I recall a couple years ago, the first time I saw the CTA Holiday Train enter a station. It was packed, mainly with grandparents/aunts/uncles/cousins taking small ones for a ride. Probably generated a lot of revenue. Forward to 2020, a train crowded with people who breathe isn’t desired, so what to do?
Well, they could have just cancelled it, but that’d be dropping yet another tradition, and I suppose reducing overtime for union employees. So they’re going to run it empty, and instead of crowding the train, folks can crowd the platforms– probably a bit less close breathing.

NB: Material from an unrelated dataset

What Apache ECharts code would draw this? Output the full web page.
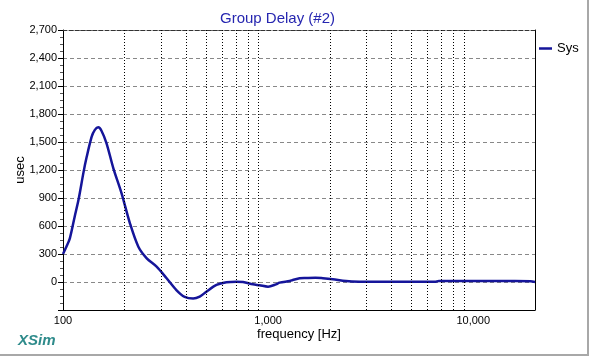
<!DOCTYPE html>
<html>
<head>
<meta charset="utf-8">
<script src="https://cdn.jsdelivr.net/npm/echarts@6/dist/echarts.min.js"></script>
<style>
html,body{margin:0;padding:0;background:#fff;}
#c{width:590px;height:357px;}
</style>
</head>
<body>
<div id="c"></div>
<script>
// Frequencies (Hz) and group delay (usec)
var freqs = [100, 104, 108, 114, 119, 126, 130, 138, 143, 148.6, 154, 163, 176, 193, 212, 233, 256, 286, 320, 357, 392, 431, 464, 500, 560, 626, 700, 755, 843, 909, 999, 1092, 1137, 1273, 1319, 1424, 1530, 1700, 1849, 2067, 2398, 2783, 3500, 5000, 6500, 6800, 10000, 15000, 19000, 20000];
var delays = [300, 380, 468, 700, 880, 1180, 1325, 1557, 1630, 1657, 1621, 1486, 1218, 950, 629, 378, 254, 164, 40, -86, -160, -178, -157, -104, -32, -3, 4, 0, -25, -35, -50, -25, -7, 11, 21, 40, 43, 46, 40, 29, 11, 4, 2, 2, 2, 12, 12, 10, 8, 0];
var seriesName = 'Sys';
var xMin = 100, xMax = 20000;
var yMin = -300, yMax = 2700, yStep = 300;
var gridFreqs = [200, 300, 400, 500, 600, 700, 800, 900, 2000, 3000, 4000, 5000, 6000, 7000, 8000, 9000];

var data = freqs.map(function (f, i) { return [f, delays[i]]; });
var FONT = 'Liberation Sans, Arial, sans-serif';

var chart = echarts.init(document.getElementById('c'), null, {renderer: 'canvas'});
chart.setOption({
  animation: false,
  backgroundColor: '#fff',
  title: {
    text: 'Group Delay (#2)',
    left: 215, top: 6,
    textStyle: {color: '#2626b0', fontSize: 15, fontWeight: 'normal', fontFamily: FONT}
  },
  legend: {
    data: [{name: seriesName, icon: 'rect'}],
    left: 534, top: 37,
    itemWidth: 13, itemHeight: 2.5, itemGap: 5,
    textStyle: {color: '#000', fontSize: 13, fontFamily: FONT}
  },
  grid: {left: 63, right: 55, top: 30, bottom: 47, containLabel: false, outerBoundsMode: 'none'},
  xAxis: [{
    type: 'log', logBase: 10, min: xMin, max: xMax,
    name: 'frequency [Hz]', nameLocation: 'middle', nameGap: 18, nameMoveOverlap: false,
    nameTextStyle: {color: '#000', fontSize: 13, fontFamily: FONT},
    axisLine: {show: true, onZero: false, lineStyle: {color: '#000', width: 1}},
    axisTick: {show: false},
    splitLine: {show: false},
    axisLabel: {
      color: '#000', fontSize: 11, fontFamily: FONT, margin: 5,
      formatter: function (v) {
        var l = Math.log10(v);
        if (Math.abs(l - Math.round(l)) > 1e-6) return '';
        return Math.round(v).toLocaleString('en-US');
      }
    }
  }, {
    type: 'log', logBase: 10, min: xMin, max: xMax, position: 'top',
    axisLine: {show: true, onZero: false, lineStyle: {color: '#333', width: 1, type: [4, 2]}},
    axisTick: {show: false}, axisLabel: {show: false}, splitLine: {show: false}
  }],
  yAxis: [{
    type: 'value', min: yMin, max: yMax, interval: yStep,
    name: 'usec', nameLocation: 'middle', nameGap: 36, nameMoveOverlap: false,
    nameTextStyle: {color: '#000', fontSize: 13, fontFamily: FONT},
    axisLine: {show: true, onZero: false, lineStyle: {color: '#000', width: 1}},
    axisTick: {show: true, length: 5, lineStyle: {color: '#000'}},
    minorTick: {show: true, splitNumber: 4, length: 3, lineStyle: {color: '#555'}},
    splitLine: {show: true, lineStyle: {color: '#888', width: 1, type: [4, 3]}},
    axisLabel: {
      color: '#000', fontSize: 11, fontFamily: FONT, margin: 6,
      formatter: function (v) { return v === yMin ? '' : v.toLocaleString('en-US'); }
    }
  }, {
    type: 'value', min: yMin, max: yMax, interval: yStep, position: 'right',
    axisLine: {show: true, onZero: false, lineStyle: {color: '#000', width: 1}},
    axisTick: {show: false}, axisLabel: {show: false}, splitLine: {show: false}
  }],
  series: [{
    name: seriesName,
    type: 'line',
    data: data,
    smooth: 0.3,
    symbol: 'none',
    lineStyle: {color: '#15159a', width: 2.5},
    itemStyle: {color: '#15159a'},
    markLine: {
      silent: true,
      symbol: ['none', 'none'],
      label: {show: false},
      lineStyle: {color: '#000', width: 1, type: [1, 2]},
      emphasis: {disabled: true},
      data: gridFreqs.map(function (f) { return {xAxis: f}; })
    }
  }],
  graphic: [
    {type: 'text', left: 18, top: 333, style: {text: 'XSim', fill: '#2e8b8b', font: 'italic bold 15px ' + FONT}},
    {type: 'line', shape: {x1: 588, y1: 0, x2: 588, y2: 355}, style: {stroke: '#a8a8a8', lineWidth: 2}},
    {type: 'line', shape: {x1: 0, y1: 355, x2: 589, y2: 355}, style: {stroke: '#a8a8a8', lineWidth: 2}}
  ]
});
</script>
</body>
</html>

But CTA trains run every day with people on them– the problem is the crowding. Why not sell tickets? How much would people pay for a ride in a semi-private car, restricted to, say 10 people per car? $25 for a 2-hour trip? $100? I don’t know, but it’s nontrivial. Maybe $1000/trip/car, $4000/trip/train, $160,000 assuming each space is sold just twice per operating day. Now, $160,000 is probably not quite enough to operate one bus for a year. But why not collect it?
Ideally, CTA would use the money to pay the cost of operation, and apply any left over to its growing deficit. But it might be more acceptable to have some sufficiently progressive charitable organization– United Way?– devise a system for distributing the proceeds to a politically-balanced array of groups actually assisting impoverished people. CTA could even reserve a certain number of tickets for actual impoverished folks who’d like to ride.
I wonder how much money a lobbyist could attract if paid $160,000?